There are two main types of digital menu boards in QSR restaurants: wall-mounted TV screens above the counter, and the outdoor vertical displays signaling the presence of a drive-thru. “A lot of McDonald’s and Popeye’s restaurants use a company called Stratacache,” Walker told us. “This is the kind of thing that franchisees have less control over. The tech vendors tend to be selected by the brands themselves, and you find that a lot of them are using the same ones.”
It’s imperative, he went on to explain, that these screens display accurate information. And it turns out that ensuring they behave as intended requires a strong network. Say you push a menu-wide price increase on your milkshakes. You change the price on your back end. From there it shows up on your POS. The menu boards must in turn pull those prices from the POS, so that the milkshake price on the big board matches the price at the register.

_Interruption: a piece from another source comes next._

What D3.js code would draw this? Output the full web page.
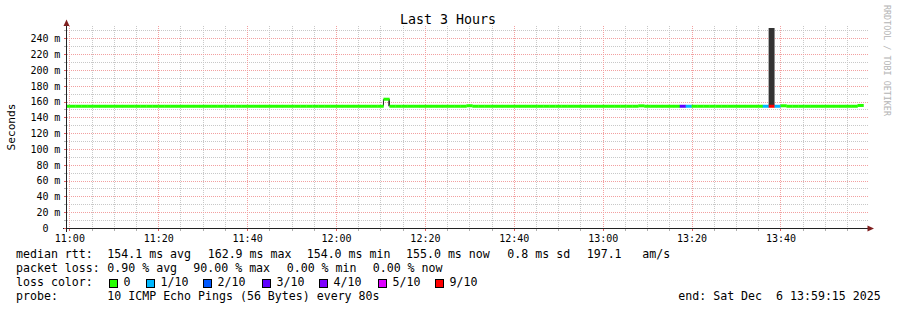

But if there’s a break in that chain? You’re in for a very bad shift. “Ideally, you’d give the customer the displayed price, and just eat the loss, but something like NCR Aloha doesn’t always let you change prices, so it’s really a huge problem,” Walker says. “Your options are to do a discount, which takes forever to calculate and input, or you promo it off and give it to the person for free. In all of those scenarios you lose money, so they’re against policy in some locations. In that case your only option is to say to the customer, ‘Sorry, I can’t sell you that.’ Which obviously looks terrible.”
Other fast-food business software to know
Menu board tech isn’t the only realm wherein fast food titans copy one other. Business software, too, is an area dominated by a handful of vendors. “McDonald’s and a number of its competitors use Altametrics for labor and sales reporting, as well as scheduling,” Walker says. “Xenial is also pretty popular for reporting. They actually offer lots of different products, like menu boards and POS systems, and so sometimes franchises will end up using them across the board because it’s easier. Restaurant365 is another one that’s used for multiple functions, from accounting to inventory. And Snagajob is prevalent for fast food staffing. McDonald’s has its own hiring platform, McHire, but most of the other major players are soliciting applications through Snag.”